In scenes with noise and overlapping speakers, directionally extracting audio tracks corresponding to individual speakers is crucial for immersive and interactive spatial audio systems. Although neural networks have been successful in this task, existing steering approaches for adjusting the direction of neural speech extraction mainly target spatial audio directly collected by microphone arrays, while directional speech extraction with Ambisonics spatial audio is less well studied. Therefore, to encode the target directional information as input for the neural network, this paper proposes two Ambisonics directional features based on the spatial feature difference and beamforming principle: the relative harmonic difference and the directional signal enhancement ratio.
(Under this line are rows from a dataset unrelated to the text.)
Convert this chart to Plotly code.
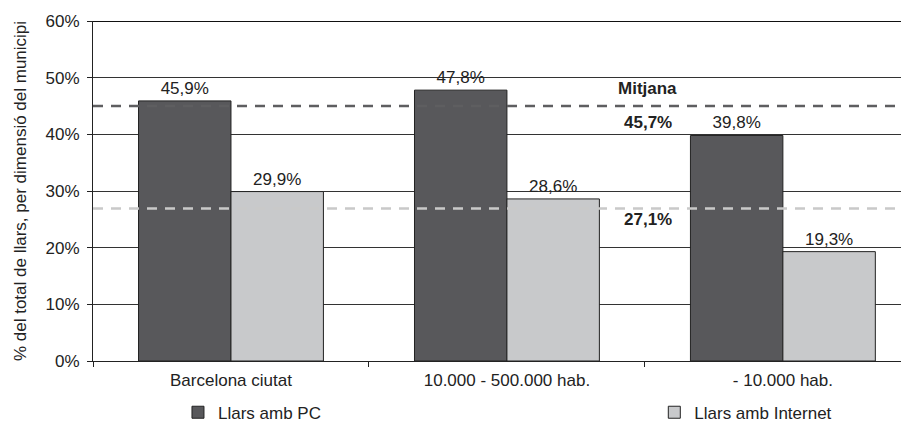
import plotly.graph_objects as go

categories = ["Barcelona ciutat", "10.000 - 500.000 hab.", "- 10.000 hab."]
pc_values = [45.9, 47.8, 39.8]
internet_values = [29.9, 28.6, 19.3]
series_names = ["Llars amb PC", "Llars amb Internet"]
mean_line_values = [45.0, 26.9]
mean_labels = ["45,7%", "27,1%"]
y_ticks = [0, 10, 20, 30, 40, 50, 60]
y_tick_labels = ["0%", "10%", "20%", "30%", "40%", "50%", "60%"]

FONT = "Liberation Sans, Arial, sans-serif"
FS = 17
DARK = "#58585b"
LIGHT = "#c8c9cb"
TXT = "#222222"


def fmt(v):
    return f"{v:.1f}".replace(".", ",") + "%"


fig = go.Figure()
fig.add_trace(go.Bar(
    x=categories, y=pc_values, name=series_names[0], legend="legend",
    marker=dict(color=DARK, line=dict(color=TXT, width=1)),
    text=[fmt(v) for v in pc_values], textposition="outside",
    textfont=dict(size=FS, color=TXT, family=FONT), cliponaxis=False,
))
fig.add_trace(go.Bar(
    x=categories, y=internet_values, name=series_names[1], legend="legend2",
    marker=dict(color=LIGHT, line=dict(color=TXT, width=1)),
    text=[fmt(v) for v in internet_values], textposition="outside",
    textfont=dict(size=FS, color=TXT, family=FONT), cliponaxis=False,
))

# mean lines
fig.add_shape(type="line", xref="paper", x0=0, x1=1, yref="y",
              y0=mean_line_values[0], y1=mean_line_values[0],
              line=dict(color="#5e5e60", width=2.5, dash="10px,8px"), layer="above")
fig.add_shape(type="line", xref="paper", x0=0, x1=1, yref="y",
              y0=mean_line_values[1], y1=mean_line_values[1],
              line=dict(color="#c9c9c9", width=2.5, dash="10px,8px"), layer="above")

for yv, txt in [(48.1, "Mitjana"), (42.1, mean_labels[0]), (25.0, mean_labels[1])]:
    fig.add_annotation(x=1.51, y=yv, xref="x", yref="y", text="<b>" + txt + "</b>",
                       showarrow=False, font=dict(size=FS, color=TXT, family=FONT))

legend_common = dict(orientation="h", xanchor="left", yanchor="middle", itemwidth=30,
                     xref="container", yref="container",
                     font=dict(size=FS, color=TXT, family=FONT),
                     bgcolor="rgba(0,0,0,0)", borderwidth=0)

fig.update_layout(
    width=909, height=422,
    margin=dict(l=85, r=0, t=13, b=69, autoexpand=False),
    paper_bgcolor="white", plot_bgcolor="white",
    barmode="group", bargap=0.33, bargroupgap=0,
    font=dict(family=FONT, size=FS, color=TXT),
    showlegend=True,
    legend=dict(x=0.187, y=0.041, **legend_common),
    legend2=dict(x=0.711, y=0.041, **legend_common),
    xaxis=dict(range=[-0.5, 2.486], showline=True, linecolor=TXT, linewidth=1,
               ticks="outside", tickson="boundaries", ticklen=5, tickcolor=TXT,
               ticklabelstandoff=4,
               showgrid=False, tickfont=dict(size=FS, color=TXT), automargin=False),
    yaxis=dict(range=[0, 60], tickvals=y_ticks, ticktext=y_tick_labels,
               showline=True, linecolor=TXT, linewidth=1,
               ticks="outside", ticklen=5, tickcolor=TXT, ticklabelstandoff=4,
               showgrid=True, gridcolor="#333333", gridwidth=1, zeroline=False,
               tickfont=dict(size=FS, color=TXT), automargin=False,
               title=dict(text="% del total de llars, per dimensió del municipi",
                          font=dict(size=FS, color=TXT), standoff=14)),
)
# thicker top border at 60%
fig.add_shape(type="line", xref="paper", x0=0, x1=1, yref="y", y0=60, y1=60,
              line=dict(color="#111111", width=2), layer="above")

fig.write_html("out.html")
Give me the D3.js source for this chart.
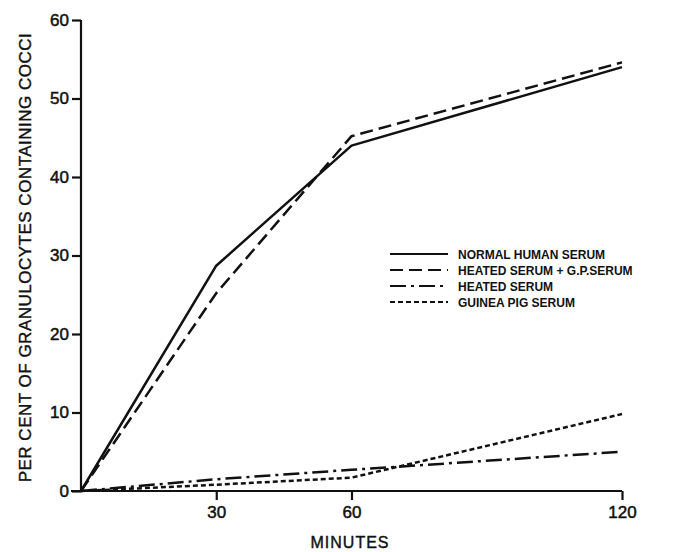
<!DOCTYPE html>
<html><head><meta charset="utf-8">
<script src="https://cdn.jsdelivr.net/npm/d3@7"></script>
<style>body{margin:0;background:#fff}svg{display:block}</style>
</head><body><svg id="c" width="689" height="552"></svg>
<script>
const minutes = [0, 30, 60, 120];
const normalHuman = [0, 28.7, 44, 54];
const heatedPlusGP = [0, 25.2, 45.2, 54.6];
const heatedSerum = [0, 1.5, 2.7, 5.0];
const guineaPig = [0, 0.8, 1.7, 9.8];
const seriesNames = ["NORMAL HUMAN SERUM", "HEATED SERUM + G.P.SERUM", "HEATED SERUM", "GUINEA PIG SERUM"];
const xTicks = [30, 60, 120];
const yTicks = [0, 10, 20, 30, 40, 50, 60];

const svg = d3.select("#c");
const x = d3.scaleLinear().domain([0, 120]).range([81, 622]);
const y = d3.scaleLinear().domain([0, 60]).range([491, 20]);
const font = "'Liberation Sans', Arial, sans-serif";
const dashes = [null, "13,6", "16,5,3,5", "5,3"];
const series = [normalHuman, heatedPlusGP, heatedSerum, guineaPig];

// axes
const yAxis = svg.append("g").attr("transform", `translate(${x(0)},0)`)
  .call(d3.axisLeft(y).tickValues(yTicks).tickSize(9).tickPadding(3));
yAxis.select(".domain").attr("d", `M0,${y(60)}H0V${y(0)}`);
const xAxis = svg.append("g").attr("transform", `translate(0,${y(0)})`)
  .call(d3.axisBottom(x).tickValues(xTicks).tickSize(9).tickPadding(6));
xAxis.select(".domain").attr("d", `M${x(0)-10},0H${x(120)}`);
svg.selectAll(".domain, .tick line").attr("stroke", "#111").attr("stroke-width", 2.2);
svg.selectAll(".tick text").attr("font-family", font).attr("font-size", 17).attr("fill", "#111")
  .attr("stroke", "#111").attr("stroke-width", 0.5);

// lines
const line = d3.line().x((d, i) => x(minutes[i])).y(d => y(d));
series.forEach((s, i) => {
  svg.append("path").datum(s).attr("d", line).attr("fill", "none")
    .attr("stroke", "#111").attr("stroke-width", 2.5)
    .attr("stroke-dasharray", dashes[i]).attr("stroke-linejoin", "round");
});

// legend
seriesNames.forEach((n, i) => {
  const yy = 254 + i * 16;
  svg.append("line").attr("x1", 390).attr("x2", 448).attr("y1", yy).attr("y2", yy)
    .attr("stroke", "#111").attr("stroke-width", 2.2).attr("stroke-dasharray", dashes[i]);
  svg.append("text").attr("x", 458).attr("y", yy + 4.5).text(n)
    .attr("font-family", font).attr("font-weight", "bold").attr("font-size", 12).attr("fill", "#111");
});

// axis titles
svg.append("text").attr("transform", `translate(31,${(y(0)+y(60))/2+2}) rotate(-90)`)
  .attr("text-anchor", "middle").attr("font-family", font).attr("font-size", 17).attr("fill", "#111")
  .attr("stroke", "#111").attr("stroke-width", 0.4)
  .attr("letter-spacing", 0.5).text("PER CENT OF GRANULOCYTES CONTAINING COCCI");
svg.append("text").attr("x", 350).attr("y", 548).attr("text-anchor", "middle")
  .attr("font-family", font).attr("font-size", 16).attr("letter-spacing", 1).attr("fill", "#111")
  .attr("stroke", "#111").attr("stroke-width", 0.4).text("MINUTES");
</script></body></html>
Using the special property of Ambisonics' rotation transform, a rotary steering pre-processing is also proposed to align the target speaker's direction with a fixed reference by inversely rotating the sound field, thereby simplifying multi-directional extraction to fixed-directional extraction. Finally, we integrate these proposed approaches with the existing temporal-spectral-spatial filtering neural networks to establish a generalized framework for steerable speech extraction and conduct experiments on a simulated Ambisonics dataset containing multiple speakers and noise sources. The experiments show that the proposed approaches outperform existing conditional steering and can be applied to various existing neural network architectures.